At its meeting Tuesday, Sept. 13, the finance committee unanimously recommended the board reset those funding levels—established a zero-year and putting all nonprofits on a level playing field regardless of how much they received the previous year.

“We might as well just go ahead and make it be known right now that we’re going to start over next year,” committee Chairman Supervisor Matthew F. Letourneau (R-Dulles) said. “We’re going to allocate based on merit as these applications come in. There’s not going to be carryovers. I understand up front that might be a little scary for some of the nonprofits.”

Supervisors have been considering the change for some time, with several arguing that the current system has too little flexibility. For example, the rules require the county to give HealthWorks, which received the most funding among the county’s nonprofits at $180,000 last year, no less than $171,000.  Meanwhile, first-time applicants such as The Arc of Loudoun, which was founded in 1967, can receive no more than $5,000.

The finance committee also recommended ditching that $5,000 cap.

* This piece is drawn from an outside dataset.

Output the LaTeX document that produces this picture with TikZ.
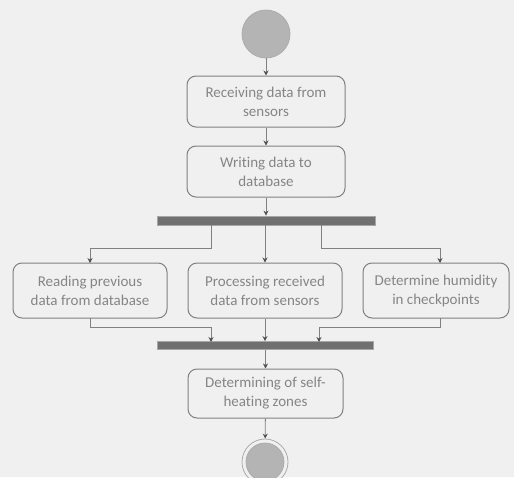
\documentclass[tikz,border=0pt]{standalone}
\usepackage{fontspec}
\setmainfont[Ligatures=NoCommon]{Carlito}
\usetikzlibrary{arrows.meta}
\definecolor{bg}{HTML}{F0F0F0}
\definecolor{ln}{HTML}{808080}
\definecolor{tx}{HTML}{858585}
\definecolor{barc}{HTML}{707070}
\definecolor{circf}{HTML}{B4B4B4}
\definecolor{tipc}{HTML}{505050}
\tikzset{
  act/.style={draw=ln, line width=1pt, rounded corners=9pt, fill=bg, text=tx,
    align=center, font=\fontsize{15}{19}\selectfont, inner sep=0pt},
  bar/.style={draw=gray!70, fill=barc, line width=0.8pt, inner sep=0pt},
  conn/.style={draw=ln, line width=0.9pt},
  arr/.style={conn, -{Stealth[length=5pt,width=5pt,color=tipc]}},
}
\begin{document}
\begin{tikzpicture}[x=1pt,y=-1pt]
\fill[bg] (0,0) rectangle (514,477);
\useasboundingbox (0,0) rectangle (514,477);
% start
\node[circle, draw=gray!65, fill=circf, line width=0.8pt, minimum size=48pt, inner sep=0pt] (start) at (266,34) {};
\node[act, minimum width=158pt, minimum height=51pt] (b1) at (266,101.5) {Receiving data from\\sensors};
\node[act, minimum width=158pt, minimum height=51pt] (b2) at (266,171.5) {Writing data to\\database};
\node[bar, minimum width=218pt, minimum height=9pt] (fork) at (266,220.5) {};
\node[act, minimum width=154pt, minimum height=55pt] (lb) at (90,290.5) {Reading previous\\data from database};
\node[act, minimum width=154pt, minimum height=55pt] (mb) at (265,290.5) {Processing received\\data from sensors};
\node[act, minimum width=146pt, minimum height=55pt] (rb) at (436,290.5) {Determine humidity\\in checkpoints};
\node[bar, minimum width=216pt, minimum height=8pt] (join) at (265,345.5) {};
\node[act, minimum width=155pt, minimum height=49pt] (fb) at (265.5,393.5) {Determining of self-\\heating zones};
\node[circle, draw=gray!65, fill=bg, line width=0.8pt, minimum size=46pt, inner sep=0pt] (endo) at (265,462) {};
\node[circle, draw=gray!65, fill=circf, line width=0.8pt, minimum size=38pt, inner sep=0pt] (endi) at (265,462) {};
% coordinates
\coordinate (fl) at (211,225);
\coordinate (fr) at (321,225);
\coordinate (flb) at (211,248);
\coordinate (frb) at (321,248);
\coordinate (lt) at (90,263);
\coordinate (rt) at (440,263);
\coordinate (lbot) at (90,318);
\coordinate (rbot) at (440,318);
\coordinate (lj) at (211,327);
\coordinate (rj) at (319,327);
\coordinate (ljb) at (211,342);
\coordinate (rjb) at (319,342);
% connectors
\draw[arr] (start) -- (b1);
\draw[arr] (b1) -- (b2);
\draw[arr] (b2) -- (fork);
\draw[arr] (fl) -- (flb) -| (lt);
\draw[arr] (fork.south -| mb) -- (mb);
\draw[arr] (fr) -- (frb) -| (rt);
\draw[arr] (lbot) |- (lj) -- (ljb);
\draw[arr] (mb) -- (join.north -| mb);
\draw[arr] (rbot) |- (rj) -- (rjb);
\draw[arr] (join.south -| fb) -- (fb);
\draw[arr] (fb) -- (endo);
\end{tikzpicture}
\end{document}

The county divides nonprofits into five areas of need. Rather than the previous system, which adjusted funding levels based on a three-tiered ranking system in each area of need, the finance committee is recommending the county use a simpler policy that funds the highest-scoring nonprofits in each area of need according to the overall allocation provided by the board. This year, the county has set aside $1,058,915 for grant funding.

The committee’s recommendation for a zero-year, along with a number of process and clerical changes, will now go to the full board for a vote. Two other staff recommendations, to change the definitions of the areas of need and eliminate the “recreation and culture” category, face resistance from some committee members, and will come back to the finance committee at its meeting Nov. 15.